Module 8: Technology Stack Selection and Integration
- Evaluate governance tools based on interoperability with existing data platforms (e.g., Snowflake, Databricks, SAP).
- Decide between best-of-breed point solutions versus integrated suites based on team size and integration overhead.
- Implement metadata APIs to enable bidirectional synchronization between governance tools and BI platforms.
- Configure data quality tools to support both batch validation and real-time streaming data checks.
- Assess cloud-native governance capabilities versus on-premise tools for hybrid data environments.
- Standardize on open metadata standards (e.g., OpenMetadata, Apache Atlas) to avoid vendor lock-in.
- Integrate data catalog search with data lineage and quality indicators to provide contextual insights.
- Manage tool licensing costs based on user roles, data volume, or feature usage tiers.
Module 9: Metrics, Monitoring, and Continuous Improvement
- Define KPIs for governance effectiveness, such as policy compliance rate, data quality score trends, and stewardship engagement.
- Track metadata completeness across systems to identify coverage gaps and prioritize onboarding efforts.

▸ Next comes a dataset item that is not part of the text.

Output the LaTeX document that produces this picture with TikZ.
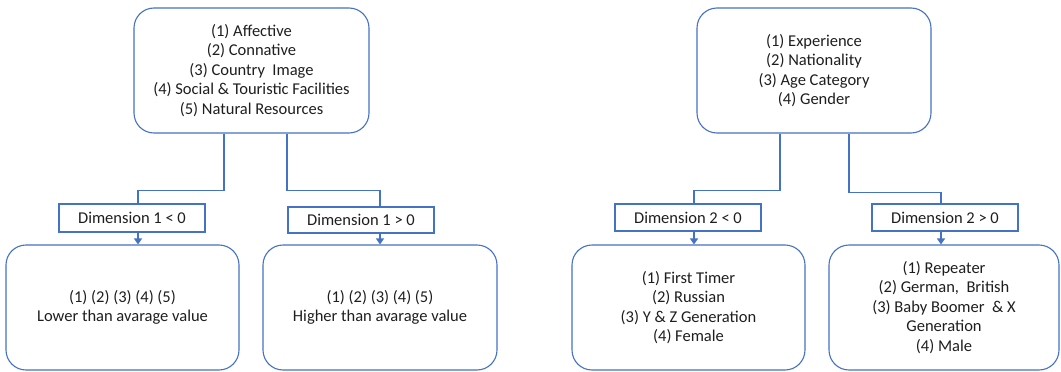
\documentclass[tikz,border=0pt]{standalone}
\usepackage{fontspec}
\setmainfont{Carlito}
\usetikzlibrary{arrows.meta}

\definecolor{boxblue}{HTML}{4472C4}
\definecolor{txtgray}{HTML}{1E1E1E}

\tikzset{
  imgbox/.style={draw=boxblue, line width=1.1pt, rounded corners=20pt,
    align=center, inner sep=0pt, text=txtgray,
    font=\fontsize{16.5}{19.5}\selectfont},
  dimbox/.style={draw=boxblue, line width=1.1pt, inner sep=0pt,
    minimum width=146pt, text=txtgray, font=\fontsize{16.5}{19.5}\selectfont},
  link/.style={draw=boxblue, line width=1.1pt},
  arrowlink/.style={link, -{Triangle[width=8pt,length=6pt]}}
}

\begin{document}
\begin{tikzpicture}[x=1pt,y=1pt]
  \useasboundingbox (0,0) rectangle (1061,-372);

  \node[imgbox, minimum width=235pt, minimum height=125pt] (img1) at (251.5,-70.5)
    {(1) Affective\\(2) Connative\\(3) Country\ \ Image\\(4) Social \& Touristic Facilities\\(5) Natural Resources};
  \node[dimbox, minimum height=28pt] (dim11) at (132,-218) {Dimension 1 < 0};
  \node[dimbox, minimum height=26pt] (dim12) at (361,-220) {Dimension 1 > 0};
  \node[imgbox, minimum width=233pt, minimum height=125pt] (res11) at (122.5,-307.5)
    {(1) (2) (3) (4) (5)\\Lower than avarage value};
  \node[imgbox, minimum width=234pt, minimum height=125pt] (res12) at (380,-307.5)
    {(1) (2) (3) (4) (5)\\Higher than avarage value};

  \node[imgbox, minimum width=234pt, minimum height=125pt] (img2) at (814,-70.5)
    {(1) Experience\\(2) Nationality\\(3) Age Category\\(4) Gender};
  \node[dimbox, minimum height=27pt] (dim21) at (688,-217.5) {Dimension 2 < 0};
  \node[dimbox, minimum height=27pt] (dim22) at (945,-217.5) {Dimension 2 > 0};
  \node[imgbox, minimum width=233pt, minimum height=125pt] (res21) at (688.5,-307.5)
    {(1) First Timer\\(2) Russian\\(3) Y \& Z Generation\\(4) Female};
  \node[imgbox, minimum width=230pt, minimum height=125pt] (res22) at (944,-307.5)
    {(1) Repeater\\(2) German,\ \ British\\(3) Baby Boomer\ \ \& X\\Generation\\(4) Male};

  \draw[link] ([xshift=-27.5pt]img1.south) -- ++(0,-57) -| ([xshift=6pt]dim11.north);
  \draw[link] ([xshift=35.5pt]img1.south) -- ++(0,-57) -| ([xshift=19pt]dim12.north);
  \draw[arrowlink] ([xshift=6pt]dim11.south) -- ([xshift=15.5pt]res11.north);
  \draw[arrowlink] ([xshift=19pt]dim12.south) -- (res12.north);

  \draw[link] ([xshift=-34pt]img2.south) -- ++(0,-57) -| ([xshift=6pt]dim21.north);
  \draw[link] ([xshift=35pt]img2.south) -- ++(0,-59) -| ([xshift=-4pt]dim22.north);
  \draw[arrowlink] ([xshift=6pt]dim21.south) -- ([xshift=5.5pt]res21.north);
  \draw[arrowlink] ([xshift=-4pt]dim22.south) -- ([xshift=-3pt]res22.north);
\end{tikzpicture}
\end{document}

- Measure time-to-resolution for data issues and correlate with governance process bottlenecks.
- Conduct periodic data governance maturity assessments using industry frameworks (e.g., DCAM, EDM Council).
- Report governance ROI using quantified reductions in compliance fines, rework, or incident resolution time.
- Use audit findings to refine policies, roles, and enforcement mechanisms in iterative cycles.
- Monitor user adoption of data catalog and self-service tools to assess cultural impact of governance initiatives.
- Adjust governance processes based on feedback from data consumers, stewards, and compliance auditors.